Il existe enfin un ultime marché « beaucoup plus large » qui couvre une gamme de prix allant de 15 à 45,99 $. « Le consommateur fait le lien avec des domaines renommés et acceptent de payer le prix pour la version rosé. Un prix un peu moindre que pour le rouge mais plus élevé que la moyenne », précise Denis Lesgourdes.

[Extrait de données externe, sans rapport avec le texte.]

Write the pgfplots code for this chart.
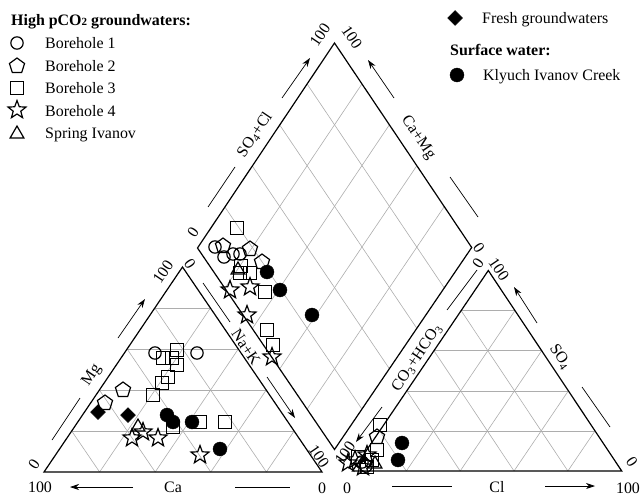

La « success story » du Château de Pourcieux

C’est à ce marché si spécifique que la société Baron François, qui commercialise du vin depuis 25 ans aux Etats-Unis, a parfaitement su s’adapter pour atteindre aujourd’hui le seuil de 100 000 bouteilles de rosé vendues chaque année. Une « success story » qui s’est appuyée sur la commercialisation Outre-Atlantique du rosé « Côtes de Provence » du Château de Pourcieux, un domaine dans le vignoble de la Sainte-Victoire.
« On a connu trois phases, raconte l’importateur. Tout d’abord de 1987 à 2002, nous étions des pionniers. Il s’agissait de petites importations faites pour des restaurants français. Il n’y avait pas beaucoup de chiffre d’affaires. » Puis arrive « un déclic formidable » entre 2002, 2003 et 2004. « On a enregistré une augmentation significative des ventes : les gens ont commencé à stocker les « Côtes de Provence ». De deux caisses, ils sont passés à l’achat de cinq caisses », se souvient-il tout en relevant qu’il a « aujourd’hui des clients qui achètent 240 caisses de Château de Pourcieux ».
Car entre-temps s’est produite en 2007 une « explosion du rosé ». « C’est le phénomène de « Provence easing » : c’est devenu la classe avec tout l’imaginaire derrière. Dans un magasin, on est passé à 50-100 références sur le rosé dont 15 de la Provence, ce qui a été bénéfique à la propriété du Château de Pourcieux », souligne Denis Lesgourdes.
Cette période, qui « n’est pas terminée », s’appuie sur « trois phénomènes ». On assiste d’une part à « une augmentation de la rotation chez les revendeurs » et d’autre part à « une disparition de la saisonnalité ». « Avant il n’y avait rien entre octobre et mars. Aujourd’hui, les magasins vont stocker plusieurs vins rosés toute l’année », explique-t-il. Enfin, le vin rosé est devenu « commodity : s’il n’y a pas de rosé dans un magasin, ce n’est pas un bon magasin ».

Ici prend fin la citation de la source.